Ajaran ini sering kali kita dengarkan dalam kotbah dan renungan. Kita diajar untuk tidak mudah begitu cepat menilai sesuatu. Penilaian yang begitu cepat jangan-jangan meleset atau tidak tepat. Masih menduga, yang seringkali disertai dengan rekayasa subyektif. Malahan akhirnya kitalah yang akan dinilai sebagai si cepat jawab, si asal ngomong.
Kita diajar untuk sabar menunggu buah-buah yang dihasilkan. Setelah mendengar, melihat dan merasakan buahnya, barulah kita bisa berkomentar dengan obyektif. Ungkapan bahasa Jawa “ajining dhiri saka kedaling lathi” yang kurang lebih mengatakan bahwa nilai seseorang itu dapat dirasakan dari yang keluar melalui bibirya.
Dua macam Dasar
6:46 "Mengapa kamu berseru kepada-Ku: Tuhan, Tuhan, padahal kamu tidak melakukan apa yang Aku katakan? 6:47 Setiap orang yang datang kepada-Ku dan mendengarkan perkataan-Ku serta melakukannya--Aku akan menyatakan kepadamu dengan siapa ia dapat disamakan--, 6:48 ia sama dengan seorang yang mendirikan rumah: Orang itu menggali dalam-dalam dan meletakkan dasarnya di atas batu. Ketika datang air bah dan banjir melanda rumah itu, rumah itu tidak dapat digoyahkan, karena rumah itu kokoh dibangun. 6:49 Akan tetapi barangsiapa mendengar perkataan-Ku, tetapi tidak melakukannya, ia sama dengan seorang yang mendirikan rumah di atas tanah tanpa dasar. Ketika banjir melandanya, rumah itu segera rubuh dan hebatlah kerusakannya."
Penulis dengan jujur akan berani mengatakan bahwa sebenarnya masih tanpa pondasi yang benar.
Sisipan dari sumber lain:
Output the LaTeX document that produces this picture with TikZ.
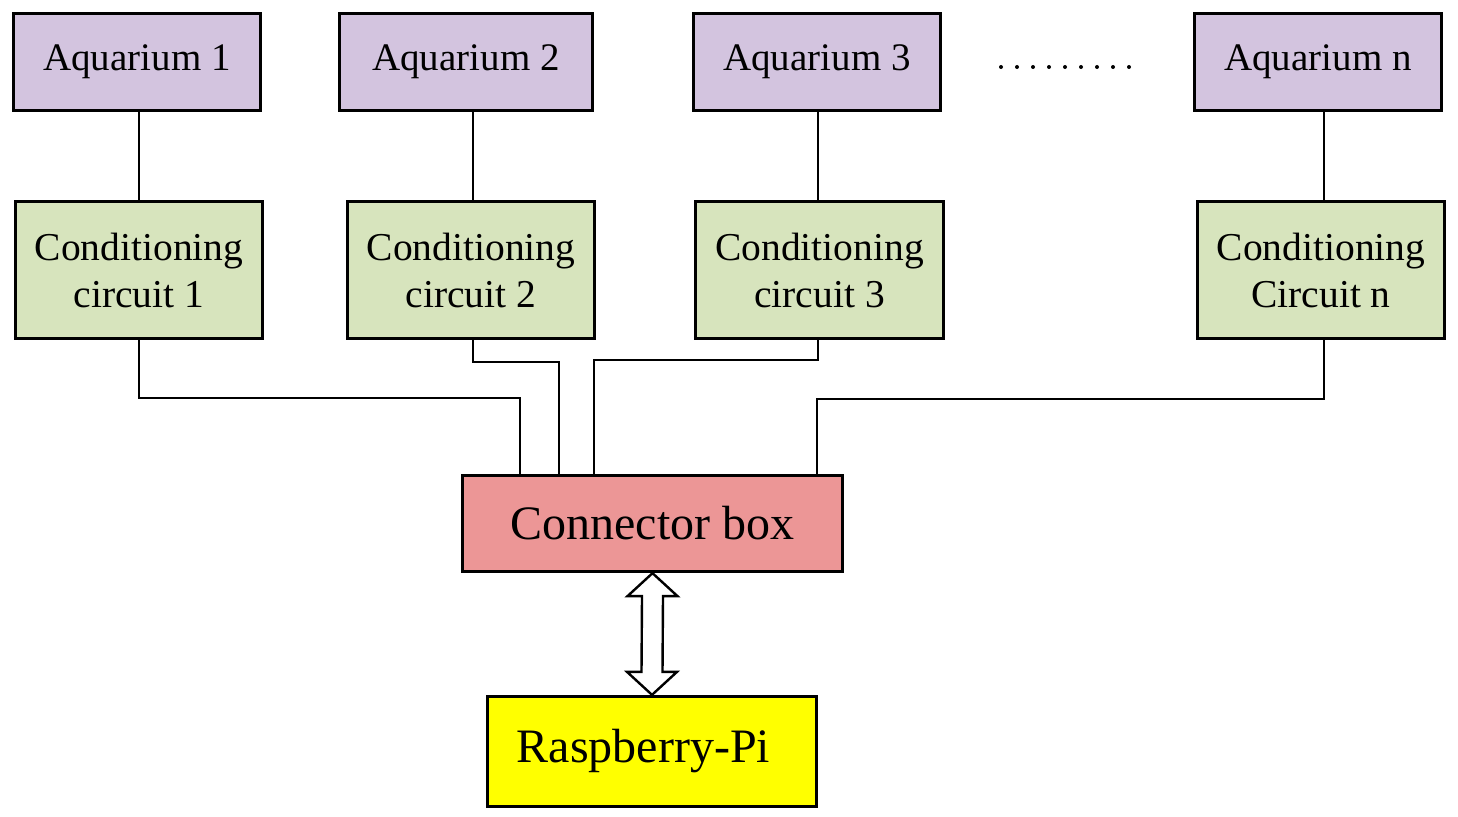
\documentclass[tikz,border=0pt]{standalone}
\usepackage{fontspec}
\setmainfont{Liberation Serif}
\usetikzlibrary{calc}
\definecolor{aqfill}{RGB}{211,196,223}
\definecolor{cofill}{RGB}{215,228,189}
\definecolor{cbfill}{RGB}{236,150,150}
\definecolor{pifill}{RGB}{255,255,0}
\tikzset{
  box/.style={draw=black, line width=3.3pt, inner sep=0pt, align=center},
  aqbox/.style={box, fill=aqfill, minimum width=247pt, minimum height=97pt, font=\fontsize{39}{44}\selectfont},
  cobox/.style={box, fill=cofill, minimum width=247pt, minimum height=137pt, font=\fontsize{39.5}{47}\selectfont},
  bigbox/.style={box, font=\fontsize{48}{52}\selectfont},
  wire/.style={line width=2.4pt}
}
\begin{document}
\begin{tikzpicture}[x=1pt, y=-1pt]
\useasboundingbox (0,0) rectangle (1458,816);
\node[aqbox] (aq1) at (137,62) {Aquarium 1};
\node[aqbox, minimum width=253pt] (aq2) at (466,62) {Aquarium 2};
\node[aqbox] (aq3) at (817,62) {Aquarium 3};
\node[aqbox] (aqn) at (1318,62) {Aquarium n};
\node[cobox] (c1) at (139,270) {Conditioning\\circuit 1};
\node[cobox] (c2) at (471,270) {Conditioning\\circuit 2};
\node[cobox, minimum width=248pt] (c3) at (819.5,270) {Conditioning\\circuit 3};
\node[cobox] (cn) at (1321,270) {Conditioning\\Circuit n};
\node[bigbox, fill=cbfill, minimum width=380pt, minimum height=96pt] (cb) at (652.5,523.5) {Connector box};
\node[bigbox, fill=pifill, minimum width=329pt, minimum height=110pt] (pi) at (652,751.5) {Raspberry-Pi\hspace*{17pt}};
% dots
\foreach \i in {0,...,8} \fill (1001+16*\i,67) circle (2pt);
% aquarium to conditioning
\draw[wire] (c1.north) -- (c1.north |- aq1.south);
\draw[wire] (c2.north -| 473,0) -- (aq2.south -| 473,0);
\draw[wire] (c3.north -| 818,0) -- (aq3.south -| 818,0);
\draw[wire] (cn.north -| 1324,0) -- (aqn.south -| 1324,0);
% conditioning to connector box
\coordinate (p1) at (cb.north -| 520,0);
\coordinate (p2) at (cb.north -| 559,0);
\coordinate (p3) at (cb.north -| 594,0);
\coordinate (p4) at (cb.north -| 817,0);
\draw[wire] (c1.south) |- (520,398) -- (p1);
\draw[wire] (c2.south -| 473,0) |- (559,362) -- (p2);
\draw[wire] (c3.south -| 818,0) |- (594,360) -- (p3);
\draw[wire] (cn.south -| 1324,0) |- (817,399) -- (p4);
% double arrow
\coordinate (T) at (cb.south);
\coordinate (B) at (pi.north);
\draw[line width=2.4pt, fill=white, line join=miter]
  (T) -- ($(T)+(25,23)$) -- ($(T)+(10.5,23)$) -- ($(B)+(10.5,-23)$) -- ($(B)+(25,-23)$)
  -- (B) -- ($(B)+(-25,-23)$) -- ($(B)+(-10.5,-23)$) -- ($(T)+(-10.5,23)$) -- ($(T)+(-25,23)$) -- cycle;
\end{tikzpicture}
\end{document}
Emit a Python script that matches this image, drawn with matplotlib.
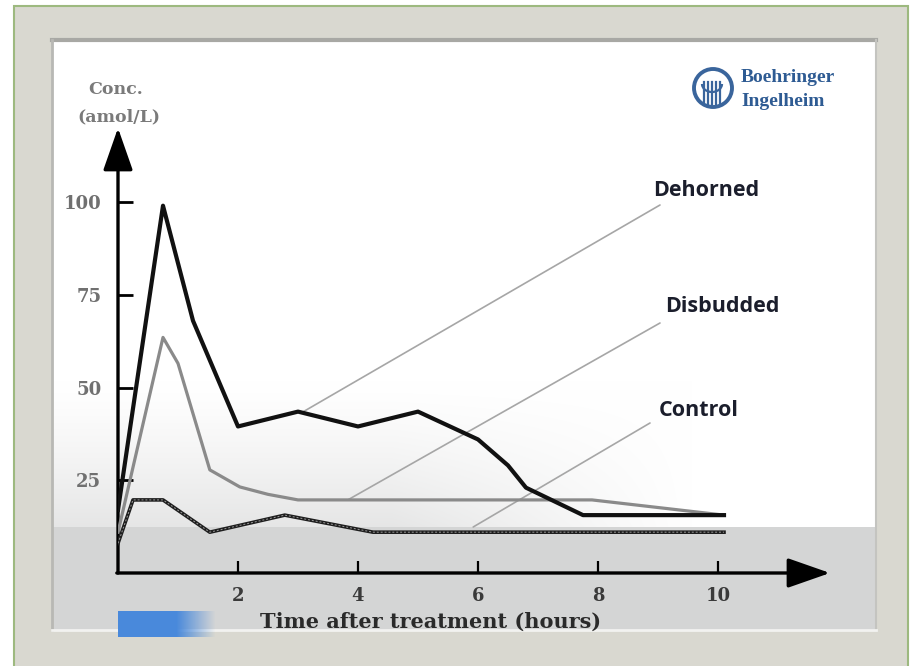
import numpy as np
import matplotlib
matplotlib.use("Agg")
import matplotlib.pyplot as plt
from matplotlib.patches import Rectangle, Circle, Arc

# data
t_dehorned = [0, 0.75, 1.25, 2.0, 3.0, 4.0, 5.0, 6.0, 6.5, 6.8, 7.75, 10.1]
dehorned = [17, 99, 68, 39.5, 43.5, 39.5, 43.5, 36, 29, 23, 15.6, 15.6]

t_disbudded = [0, 0.75, 1.0, 1.53, 2.03, 2.5, 3.0, 7.9, 10.1]
disbudded = [11, 63.5, 56.5, 27.8, 23.2, 21.2, 19.7, 19.7, 15.6]

t_control = [0, 0.25, 0.75, 1.53, 2.78, 4.25, 10.1]
control = [8, 19.7, 19.7, 11, 15.6, 11, 11]

x_ticks = [2, 4, 6, 8, 10]
y_ticks = [25, 50, 75, 100]

W, H = 920, 666
fig = plt.figure(figsize=(W / 100, H / 100), dpi=100)
fig.patch.set_facecolor("white")

# background / frame in pixel coords
bg = fig.add_axes([0, 0, 1, 1])
bg.set_xlim(0, W)
bg.set_ylim(H, 0)
bg.axis("off")

bg.add_patch(Rectangle((14, 6), 894, 662, facecolor="#d9d8d0", edgecolor="#9db97f", lw=1.5))

# inner panel: white on top, grey "photo" band at the bottom
ph, pw = 590, 824
panel = np.ones((ph, pw, 3))
yy, xx = np.mgrid[0:ph, 0:pw]
fade = np.clip((yy - 340) / 180.0, 0, 1) ** 1.3 * np.clip((640 - xx) / 300.0, 0, 1)
shade = 0.13 * fade
shade[yy > 486] = 0.165
panel -= shade[..., None] * np.array([1.0, 0.985, 0.985])
bg.imshow(panel, extent=(52, 876, 630, 40), zorder=1, aspect="auto")
bg.plot([52, 876], [40, 40], color="#a8a8a4", lw=3, zorder=2)
bg.plot([52, 52], [40, 630], color="#b8b8b4", lw=2, zorder=2)
bg.plot([876, 876], [40, 630], color="#c4c4c0", lw=1.5, zorder=2)
bg.plot([52, 876], [630, 630], color="#f2f2f0", lw=2, zorder=2)

# blue bar bottom-left
blue = np.zeros((1, 100, 4))
blue[..., 0], blue[..., 1], blue[..., 2] = 0.29, 0.54, 0.86
blue[0, :, 3] = np.clip((100 - np.arange(100)) / 40.0, 0, 1)
bg.imshow(blue, extent=(118, 215, 637, 611), zorder=2, aspect="auto")

# logo
bg.add_patch(Circle((713, 88), 19, fill=False, ec="#3a659c", lw=2.8, zorder=3))
for bx in [704, 708, 712, 716, 720]:
    bg.plot([bx, bx], [82, 104], color="#3a659c", lw=1.6, zorder=3)
bg.add_patch(Arc((712, 84), 20, 16, theta1=0, theta2=180, ec="#3a659c", lw=1.6, zorder=3))
bg.text(741, 78, "Boehringer", fontsize=14, family="Liberation Serif", weight="bold",
        color="#2e5b93", va="center", ha="left", zorder=3)
bg.text(741, 101, "Ingelheim", fontsize=14, family="Liberation Serif", weight="bold",
        color="#2e5b93", va="center", ha="left", zorder=3)

# axis titles
bg.text(116, 90, "Conc.", fontsize=12.5, family="DejaVu Serif", weight="bold",
        color="#7a7a7a", ha="center", va="center", zorder=3)
bg.text(119, 117, "(amol/L)", fontsize=12.5, family="DejaVu Serif", weight="bold",
        color="#7a7a7a", ha="center", va="center", zorder=3)
bg.text(431, 622, "Time after treatment (hours)", fontsize=15, family="DejaVu Serif",
        weight="bold", color="#2a2a2a", ha="center", va="center", zorder=3)

# data axes
x0, x_ax, y0, y_top = 118, 830, 573, 128
ax = fig.add_axes([x0 / W, (H - y0) / H, (x_ax - x0) / W, (y0 - y_top) / H])
ax.patch.set_alpha(0)
xmax = (x_ax - x0) / 60.0
ymax = (y0 - y_top) / 3.71
ax.set_xlim(0, xmax)
ax.set_ylim(0, ymax)
for s in ax.spines.values():
    s.set_visible(False)

ax.annotate("", xy=(0, ymax), xytext=(0, 0),
            arrowprops=dict(arrowstyle="-|>,head_length=1.2,head_width=0.42", lw=2.4,
                            color="black", shrinkA=0, shrinkB=0, mutation_scale=22))
ax.annotate("", xy=(xmax, 0), xytext=(-0.02, 0),
            arrowprops=dict(arrowstyle="-|>,head_length=1.2,head_width=0.42", lw=2.4,
                            color="black", shrinkA=0, shrinkB=0, mutation_scale=22))

ax.set_xticks(x_ticks)
ax.set_xticklabels([str(v) for v in x_ticks])
ax.set_yticks(y_ticks)
ax.set_yticklabels([str(v) for v in y_ticks])
ax.tick_params(axis="x", direction="in", length=9, width=1.6, pad=10, color="black")
ax.tick_params(axis="y", direction="in", length=11, width=2.0, pad=12, color="black")
for lab in ax.get_xticklabels():
    lab.set_fontfamily("DejaVu Serif")
    lab.set_fontweight("bold")
    lab.set_fontsize(13)
    lab.set_color("#3a3a3a")
for lab in ax.get_yticklabels():
    lab.set_fontfamily("DejaVu Serif")
    lab.set_fontweight("bold")
    lab.set_fontsize(13)
    lab.set_color("#707070")

ax.plot(t_disbudded, disbudded, color="#8a8a8a", lw=2.3, solid_joinstyle="round", zorder=3)
ax.plot(t_control, control, color="#1e1e1e", lw=2.6, solid_joinstyle="round", zorder=3)
ax.plot(t_control, control, color="#9a9a9a", lw=0.7, ls=(0, (2, 2)), zorder=3)
ax.plot(t_dehorned, dehorned, color="#111111", lw=3.0, solid_joinstyle="round", zorder=4)

# pointer lines and labels
pointers = [("Dehorned", (3.08, 43.4), (660, 205), (706, 190)),
            ("Disbudded", (3.83, 19.7), (660, 323), (722, 306)),
            ("Control", (5.92, 12.4), (650, 423), (699, 411))]
for name, xy, lend, tpos in pointers:
    ax.annotate("", xy=xy, xycoords="data", xytext=(lend[0], H - lend[1]),
                textcoords="figure pixels",
                arrowprops=dict(arrowstyle="-", color="#a6a6a6", lw=1.2, shrinkA=0, shrinkB=0),
                zorder=2)
    bg.text(tpos[0], tpos[1], name, fontsize=15.5, family="Open Sans", weight="bold",
            color="#1b1e2c", ha="center", va="center", zorder=5)

fig.savefig("out.png", dpi=100)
Hanya masih beruntung bahwa rumahnya berada di tempat yang agak tinggi, sehingga belum terkena banjir. Malahan angin dan cuaca yang menggerus tembok serta membuat lapuk kayu-kayunya. Penulis akan mengakui dengan jujur bahwa belum bisa melakukan semua yang dikatakan Tuhan Yesus. Sewaktu berpegang kepada-Nya, masih sering lepas. Mungkin hampir sama dengan orang yang belajar dan belajar, sewaktu ulangan atau ujian belum pernah lulus.

Melakukan kehendak Tuhan nyatanya lebih gampang untuk diucapkan, namun begitu sulit untuk dipraktekkan. Kedagingan dan akalbudi kita lebih berpihak kepada nafsu duniawi, walaupun hati dan jiwa ini agak memilih yang surgawi. Seringkali atau bahkan lebih banyak kedagingan dan akalbudi yang menang. Jangan-jangan kita bukan berseru : “Tuhan, Tuhan” tetapi keliru mengatakan :”Hantu, hantu.”

Pengajaran di atas sepertinya mengajak kita untuk merenung serta menghayati dengan hati yang bening. Kita dihadapkan kepada dua pilihan yang ekstrim dengan segala konsekuensi yang harus dihadapi. Memilih yang rohani atau yang jasmani, melakukan ajaran-Nya atau tidak, berpihak atau menolak. Biasanya kita akan mencari pilihan alternatif antara rohani dan jasmani. Kita ingin berpihak kepada kedua-duanya, yang satu kenyataan duniawi dan lainnya harapan surgawi. Dengan kata lain, kita tidak bergeming.

Padahal Tuhan Yesus mengharapkan kita berubah, walaupun proses perubahan itu sendiri mungkin memerlukan waktu lama. Berubah dari yang tadinya berpihak kepada duniawi, bergerak menuju yang lebih surgawi. Bangkit bergerak dan berubah inilah, bagi penulis bermakna pertobatan.